Another team, led by Raffaella Margutti, an astrophysicist at Northwestern University, arrived to the same conclusion. The researchers spied on the Cow looking for X-rays with NuSTAR and the European Space Agency’s INTEGRAL space telescopes, and for radio waves using the National Radio Astronomy Observatory’s Very Large Array.
In a paper that will also appear in the Astrophysical Journal, Margutti’s team say that the event was being reheated from the inside – indicating something powering it from within and echoing Ho’s findings. Usually, there are plenty of heavy elements produced during a stellar explosion (the stuff that makes up things like humans and our Earth), which block the central engine – but this time, strangely, there was about 10 times less debris than expected – about a tenth of our sun’s mass. Why? “This is a topic that’s still up for debate,” says Grefenstette. “But this is a whole new field. So hopefully, we’ll see more events like Cow in the future that can help us figure out what’s really going on.”

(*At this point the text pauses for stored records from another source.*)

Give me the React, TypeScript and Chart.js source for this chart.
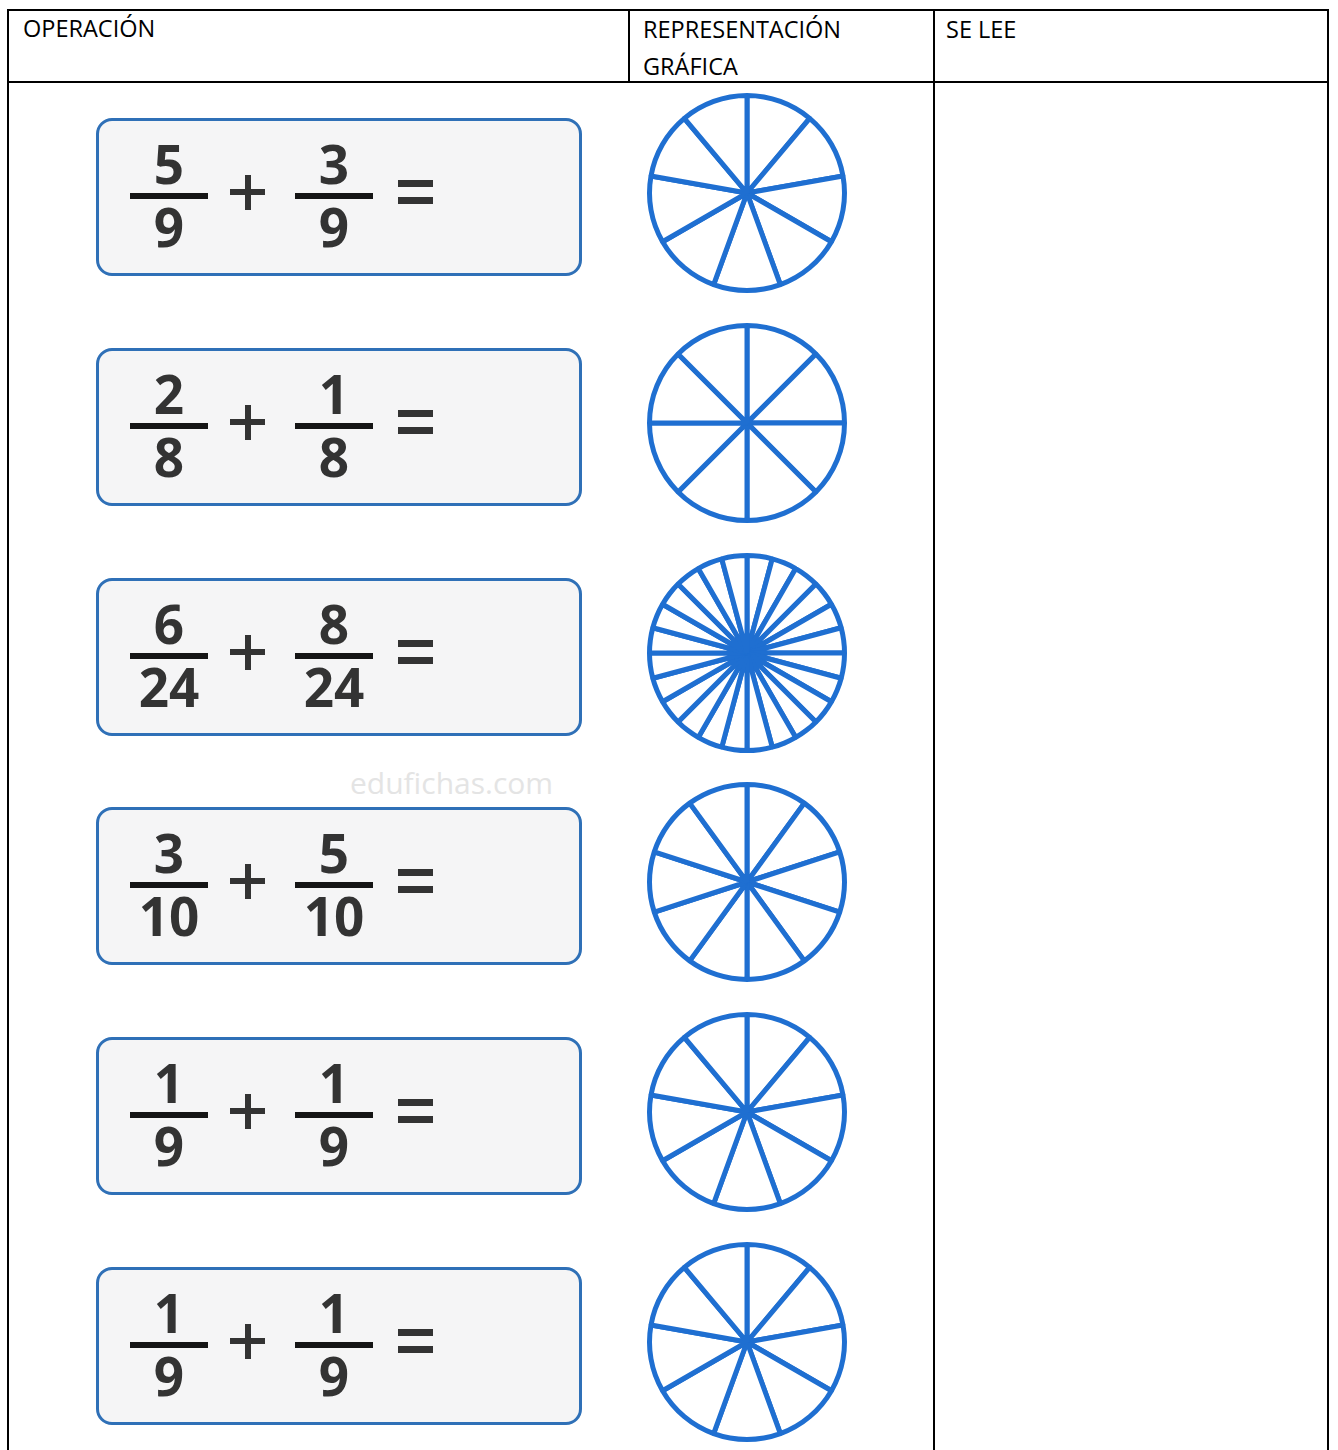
import React, { useEffect, useRef } from "react";
import { Chart, registerables } from "chart.js";

Chart.register(...registerables);

// ---- data ----
const HEADERS = ["OPERACIÓN", "REPRESENTACIÓN", "GRÁFICA", "SE LEE"];
const NUMERATORS_A = [5, 2, 6, 3, 1, 1];
const NUMERATORS_B = [3, 1, 8, 5, 1, 1];
const DENOMINATORS = [9, 8, 24, 10, 9, 9];
const WATERMARK = "edufichas.com";

// ---- layout ----
const ROW_PITCH = 229.8;
const BOX_TOP0 = 118;
const CIRCLE_CX = 747;
const CIRCLE_CY0 = 193;
const CANVAS = 210;
const BLUE = "#1f6fd1";
const BOX_BLUE = "#2f70b7";
const INK = "#333333";

function Wheel({ parts, cx, cy }: { parts: number; cx: number; cy: number }) {
  const ref = useRef<HTMLCanvasElement | null>(null);
  useEffect(() => {
    if (!ref.current) return;
    const slices = new Array(parts).fill(1);
    const chart = new Chart(ref.current, {
      type: "pie",
      data: {
        labels: slices.map((_, i) => String(i + 1)),
        datasets: [
          {
            data: slices,
            backgroundColor: "#ffffff",
            borderColor: BLUE,
            borderWidth: 5,
            borderJoinStyle: "bevel",
          },
        ],
      },
      options: {
        responsive: false,
        animation: false,
        events: [],
        layout: { padding: 5 },
        plugins: { legend: { display: false }, tooltip: { enabled: false } },
      },
    });
    return () => chart.destroy();
  }, [parts]);
  return (
    <canvas
      ref={ref}
      width={CANVAS}
      height={CANVAS}
      style={{
        position: "absolute",
        left: cx - CANVAS / 2,
        top: cy - CANVAS / 2,
        width: CANVAS,
        height: CANVAS,
      }}
    />
  );
}

const abs = (s: React.CSSProperties): React.CSSProperties => ({ position: "absolute", ...s });

function Fraction({ num, den, left, top }: { num: number; den: number; left: number; top: number }) {
  const digit: React.CSSProperties = {
    position: "absolute",
    left,
    width: 78,
    textAlign: "center",
    fontFamily: "'Open Sans', sans-serif",
    fontWeight: 700,
    fontSize: 53,
    lineHeight: "52px",
    color: INK,
    whiteSpace: "nowrap",
  };
  return (
    <>
      <div style={{ ...digit, top: top + 20 }}>{num}</div>
      <div style={abs({ left, top: top + 75, width: 78, height: 6, background: "#151515" })} />
      <div style={{ ...digit, top: top + 83 }}>{den}</div>
    </>
  );
}

function Row({ i }: { i: number }) {
  const T = Math.round(BOX_TOP0 + ROW_PITCH * i);
  return (
    <>
      <div
        style={abs({
          left: 96,
          top: T,
          width: 486,
          height: 158,
          boxSizing: "border-box",
          border: `3px solid ${BOX_BLUE}`,
          borderRadius: 16,
          background: "#f5f5f6",
        })}
      />
      <Fraction num={NUMERATORS_A[i]} den={DENOMINATORS[i]} left={130} top={T} />
      <div style={abs({ left: 230, top: T + 71, width: 35, height: 6, background: INK })} />
      <div style={abs({ left: 244.5, top: T + 57, width: 6, height: 35, background: INK })} />
      <Fraction num={NUMERATORS_B[i]} den={DENOMINATORS[i]} left={295} top={T} />
      <div style={abs({ left: 398, top: T + 62, width: 35, height: 7, background: INK })} />
      <div style={abs({ left: 398, top: T + 79, width: 35, height: 7, background: INK })} />
      <Wheel parts={DENOMINATORS[i]} cx={CIRCLE_CX} cy={Math.round(CIRCLE_CY0 + ROW_PITCH * i)} />
    </>
  );
}

export default function App() {
  const head: React.CSSProperties = {
    position: "absolute",
    fontFamily: "'Open Sans', sans-serif",
    fontSize: 23.5,
    lineHeight: "36.5px",
    color: "#000",
    whiteSpace: "nowrap",
  };
  return (
    <div
      style={{
        position: "absolute",
        left: 0,
        top: 0,
        width: 1338,
        height: 1450,
        overflow: "hidden",
        background: "#ffffff",
      }}
    >
      {/* table lines */}
      <div style={abs({ left: 7, top: 9, width: 1322, height: 2, background: "#000" })} />
      <div style={abs({ left: 7, top: 9, width: 2, height: 1441, background: "#000" })} />
      <div style={abs({ left: 1327, top: 9, width: 2, height: 1441, background: "#000" })} />
      <div style={abs({ left: 628, top: 9, width: 2, height: 74, background: "#000" })} />
      <div style={abs({ left: 933, top: 9, width: 2, height: 1441, background: "#000" })} />
      <div style={abs({ left: 7, top: 81, width: 1322, height: 2, background: "#000" })} />

      {/* headers */}
      <div style={{ ...head, left: 23, top: 10 }}>{HEADERS[0]}</div>
      <div style={{ ...head, left: 643, top: 11 }}>{HEADERS[1]}</div>
      <div style={{ ...head, left: 643, top: 47.5 }}>{HEADERS[2]}</div>
      <div style={{ ...head, left: 946, top: 11 }}>{HEADERS[3]}</div>

      {/* watermark */}
      <div
        style={{
          position: "absolute",
          left: 350,
          top: 763,
          fontFamily: "'Open Sans', sans-serif",
          fontSize: 30,
          lineHeight: "40px",
          color: "#e4e4e4",
          whiteSpace: "nowrap",
        }}
      >
        {WATERMARK}
      </div>

      {DENOMINATORS.map((_, i) => (
        <Row key={i} i={i} />
      ))}
    </div>
  );
}
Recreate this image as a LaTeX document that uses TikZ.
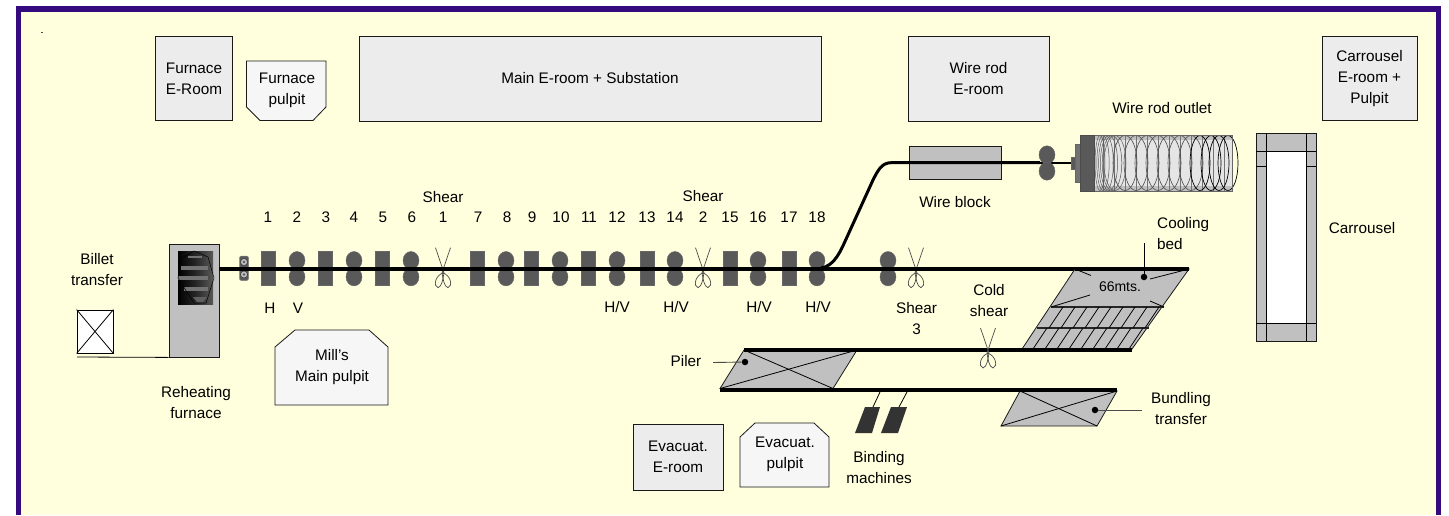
\documentclass[tikz,border=0pt]{standalone}
\usepackage{fontspec}
\setmainfont{Liberation Sans}
\usetikzlibrary{calc}
\definecolor{framecol}{HTML}{350A7E}
\definecolor{paper}{HTML}{FFFEDD}
\definecolor{roomcol}{HTML}{ECECEC}
\definecolor{pulpitcol}{HTML}{F6F6F6}
\definecolor{steel}{HTML}{C0C0C0}
\definecolor{stand}{HTML}{595959}
\tikzset{
  label/.style={inner sep=0pt,align=center,text=black,font=\fontsize{15.3}{21}\selectfont},
  room/.style={label,draw=black!90,fill=roomcol,line width=0.8pt},
  pulpit/.style={draw=black!90,fill=pulpitcol,line width=0.8pt},
  rail/.style={line width=3.8pt,black},
  wire/.style={line width=3pt,black},
  plate/.style={draw=black!90,fill=steel,line width=0.8pt},
  thin line/.style={draw=black,line width=0.8pt},
  leader/.style={draw=black!70,line width=0.9pt},
  dot/.style={circle,fill=black,inner sep=0pt,minimum size=6.5pt},
  scissors/.pic={
    \draw[black!70,line width=0.7pt] (-7.5,-21) -- (1,4) .. controls (-8,6) and (-10,18) .. (-5,19) .. controls (-1,18) and (0,10) .. (1,4);
    \draw[black!70,line width=0.7pt] (7.5,-21) -- (-1,4) .. controls (8,6) and (10,18) .. (5,19) .. controls (1,18) and (0,10) .. (-1,4);
  },
  rolls/.pic={
    \fill[stand,draw=black!60,line width=0.4pt] (0,-8.2) ellipse (8 and 9);
    \fill[stand,draw=black!60,line width=0.4pt] (0,8.2) ellipse (8 and 9);
  }
}
\begin{document}
\begin{tikzpicture}[x=1pt,y=-1pt]
\useasboundingbox (0,0) rectangle (1449,515);
% background and frame
\fill[white] (0,0) rectangle (1449,515);
\fill[framecol] (16,6) rectangle (1441,515);
\fill[paper] (21,12) rectangle (1436,515);
\fill[black!70] (41,32) rectangle (43,33);

% rooms
\node[room,minimum width=77pt,minimum height=84pt] (furnaceroom) at (194,78.5) {Furnace\\E-Room};
\node[room,minimum width=462pt,minimum height=85pt] (mainroom) at (590,78.5) {Main E-room + Substation};
\node[room,minimum width=141pt,minimum height=85pt] (wireroom) at (978.5,78.5) {Wire rod\\E-room};
\node[room,minimum width=95pt,minimum height=84pt] (carroom) at (1369.5,78.5) {Carrousel\\E-room +\\Pulpit};
\node[room,minimum width=90pt,minimum height=66pt] (evacroom) at (678,457) {Evacuat.\\E-room};

% pulpits
\draw[pulpit] (246.5,61) -- (326,61) -- (326,107) -- (313,120.5) -- (260,120.5) -- (246.5,107) -- cycle;
\node[label] (furnacepulpit) at (287,90.5) {Furnace\\pulpit};
\draw[pulpit] (275,347) -- (295,330) -- (369,330) -- (388,347) -- (388,405) -- (275,405) -- cycle;
\node[label] (millpulpit) at (332,367) {Mill's\\Main pulpit};
\draw[pulpit] (740,437) -- (755,423) -- (814,423) -- (829,437) -- (829,487) -- (740,487) -- cycle;
\node[label] (evacpulpit) at (785,454.5) {Evacuat.\\pulpit};

% billet transfer and furnace
\node[label] (billetlabel) at (97,270) {Billet\\transfer};
\node[draw=black,fill=white,line width=0.8pt,minimum width=36pt,minimum height=43pt,inner sep=0pt] (billet) at (95,331.5) {};
\draw[thin line] (billet.north west) -- (billet.south east);
\draw[thin line] (billet.north east) -- (billet.south west);
\node[plate,minimum width=50pt,minimum height=113pt,inner sep=0pt] (furnace) at (194,300.5) {};
\draw[thin line] (77,357) -- (furnace.south west);
\node[label] (furnacelabel) at (196,402.5) {Reheating\\furnace};
\shade[left color=black,right color=black!65,middle color=black!85] (178,251) rectangle (213,304);
\fill[black!55] (188,256) rectangle (202,258);
\fill[steel!60!black] (181,266) rectangle (208,270);
\fill[steel!60!black] (178,276) rectangle (208,280);
\fill[steel!60!black] (184,287) rectangle (208,291);
\fill[steel!50!black] (193,297) -- (207,297) -- (203,302) -- (197,302) -- cycle;
\draw[black,line width=0.5pt] (182,258) -- (194,251) -- (208,257) -- (214,278) -- (206,303) -- (194,303) -- (178,278) -- cycle;

% main line
\coordinate (linestart) at (furnace.east |- 0,268.7);
\coordinate (lineend) at (1189,268.7);
\draw[fill=stand,draw=black!50,line width=0.5pt,rounded corners=2pt] (239.5,256) rectangle (248.5,280.5);
\foreach \y in {262,274.5} {
  \draw[fill=steel,draw=black!80,line width=0.5pt] (244,\y) circle (3.5);
  \fill[stand] (244,\y) circle (1.3);
}
\foreach \x in {268,325,382,477,531,588,647,730,789} {
  \fill[stand,draw=black!60,line width=0.4pt] (\x-7.2,251) rectangle (\x+7.2,285.5);
}
\foreach \x in {297,354,411,506,560,617,675,758,817,888} {
  \pic at (\x,268.7) {rolls};
}
\foreach \x in {443,703,916} {
  \pic at (\x,268.7) {scissors};
}
\draw[rail] (linestart) -- (lineend);
\foreach \x/\n in {268/1,297/2,326/3,354/4,383/5,412/6,443/1,478/7,507/8,532/9,561/10,589/11,617/12,647/13,675/14,703/2,730/15,758/16,789/17,817/18} {
  \node[label] at (\x,217) {\n};
}
\node[label] (shearA) at (443,197) {Shear};
\node[label] (shearB) at (703,196) {Shear};
\node[label] (shearC) at (916.5,319) {Shear\\3};
\node[label] at (270,308) {H};
\node[label] at (298,308) {V};
\foreach \x in {617,676,759,818} {
  \node[label] at (\x,307.5) {H/V};
}

% wire rod branch
\coordinate (wirestart) at (821,268);
\coordinate (wirebend) at (891,162.7);
\coordinate (wireend) at (1040,162.7);
\node[plate,minimum width=92pt,minimum height=33pt,inner sep=0pt] (wireblock) at (955,162.5) {};
\draw[wire] (wirestart) .. controls (835,266) and (841,250) .. (847,237) -- (873,180) .. controls (878,170) and (882,162.7) .. (wirebend) -- (wireend);
\node[label] (wireblocklabel) at (955,202) {Wire block};
\draw[line width=1.8pt] (wireend) -- (1072,162.7);
\pic at (1047,163) {rolls};
\draw[fill=stand,draw=black!60,line width=0.4pt] (1071,157) rectangle (1075,169);
\draw[fill=stand!85,draw=black!60,line width=0.4pt] (1075,144) rectangle (1080,182);

% coil outlet
\fill[steel] (1094,135) rectangle (1232,191);
\fill[black!10] (1094,140) rectangle (1232,186);
\foreach \x in {1103,1114,...,1232} {
  \draw[black!55,line width=0.5pt] (\x,135) -- (\x,191);
}
\foreach \x in {1100,1103,1106,1109,1112,1115} {
  \draw[black!65,line width=0.5pt] (\x,163) ellipse (4+0.4*\x-439 and 27.5);
}
\foreach \x in {1125,1136,...,1191} {
  \draw[black!70,line width=0.6pt] (\x,163) ellipse (12 and 27.5);
}
\foreach \x in {1200,1211,1219,1228} {
  \draw[black,line width=0.7pt] (\x,163) ellipse (10 and 27.5);
}
\draw[black!60,line width=0.7pt] (1094,135) rectangle (1232,191);
\fill[stand,draw=black!70,line width=0.5pt] (1080,135) rectangle (1094,191);
\node[label] (outletlabel) at (1162,108) {Wire rod outlet};

% carrousel
\draw[plate] (1256,133) rectangle (1316,341);
\fill[white] (1266,151) rectangle (1306,323);
\draw[thin line] (1266,133) -- (1266,341);
\draw[thin line] (1306,133) -- (1306,341);
\draw[thin line] (1256,151) -- (1316,151);
\draw[thin line] (1256,323) -- (1316,323);
\draw[thin line] (1256,166) -- (1266,166);
\draw[thin line] (1306,166) -- (1316,166);
\node[label] (carlabel) at (1362,228) {Carrousel};

% cooling bed
\draw[plate] (1075,269) -- (1189,269) -- (1132,349) -- (1022,349) -- cycle;
\draw[line width=1.4pt,black!85] (1051,307) -- (1164,307);
\draw[line width=1.4pt,black!85] (1037,328) -- (1149,328);
\foreach \x in {1063,1075,...,1159} {
  \draw[thin line] (\x,307) -- (\x-14,328);
}
\foreach \x in {1047,1059,...,1143} {
  \draw[thin line] (\x,328) -- (\x-14,349);
}
\draw[thin line] (1075,269) -- (1091,275.5);
\draw[thin line] (1164,307) -- (1150,301);
\draw[thin line] (1189,269) -- (1150,279);
\draw[thin line] (1051,307) -- (1090,295);
\node[label,font=\fontsize{14}{14}\selectfont] (bedlength) at (1120,287) {66mts.};
\node[dot] (beddot) at (1144,277) {};
\coordinate (bedtop) at (1144,243);
\draw[black,line width=0.8pt] (beddot) -- (bedtop);
\node[label,align=left,anchor=west] (bedlabel) at (1157,233.5) {Cooling\\bed};
\draw[rail] (lineend) -- (1075,268.7);

% transfer lines
\draw[plate] (744,350) -- (857,350) -- (833,388.5) -- (720,388.5) -- cycle;
\draw[thin line] (744,350) -- (833,388.5);
\draw[thin line] (857,350) -- (720,388.5);
\coordinate (pileredge) at (713,362.5);
\node[dot] (pilerdot) at (745,362) {};
\draw[leader] (pileredge) -- (pilerdot);
\node[label] (pilerlabel) at (686,361) {Piler};
\draw[plate] (1020,391) -- (1117,391) -- (1097,426) -- (1001,426) -- cycle;
\draw[thin line] (1020,391) -- (1097,426);
\draw[thin line] (1117,391) -- (1001,426);
\node[dot] (bundledot) at (1095,410) {};
\node[label] (bundlelabel) at (1181,408.5) {Bundling\\transfer};
\draw[leader] (bundledot) -- (1142,410);
\draw[rail] (744,350) -- (1132,350);
\draw[rail] (720,390) -- (1117,390);
\pic at (988,349) {scissors};
\node[label] (coldshear) at (989,300.5) {Cold\\shear};

% binding machines
\draw[thin line] (880,392) -- (873,407);
\draw[thin line] (907,392) -- (899,407);
\fill[black!80] (865,407) -- (880,407) -- (872,433) -- (855,433) -- cycle;
\fill[black!80] (891,407) -- (907,407) -- (898,433) -- (881,433) -- cycle;
\node[label] (bindlabel) at (879,467.5) {Binding\\machines};
\end{tikzpicture}
\end{document}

From the visible light analysis, scientists were able to estimate the composition and speed of the material ejected by AT2018cow, while the radio and X-ray data helped them calculate the densities of the material and the presence of inner engines. “This is a great example of multi-wavelength astronomy,” says David Clements, a reader in astrophysics at Imperial College London, who wasn’t involved in any of the papers. “They threw whatever they had at it and hoped that some of it would lead to clearer answers.”

Researchers think that the Cow may be a very rare, unusual type of supernova – the death of a massive star. The image shows the remnant of RCW 86, the oldest documented supernova, observed in 185 A.D.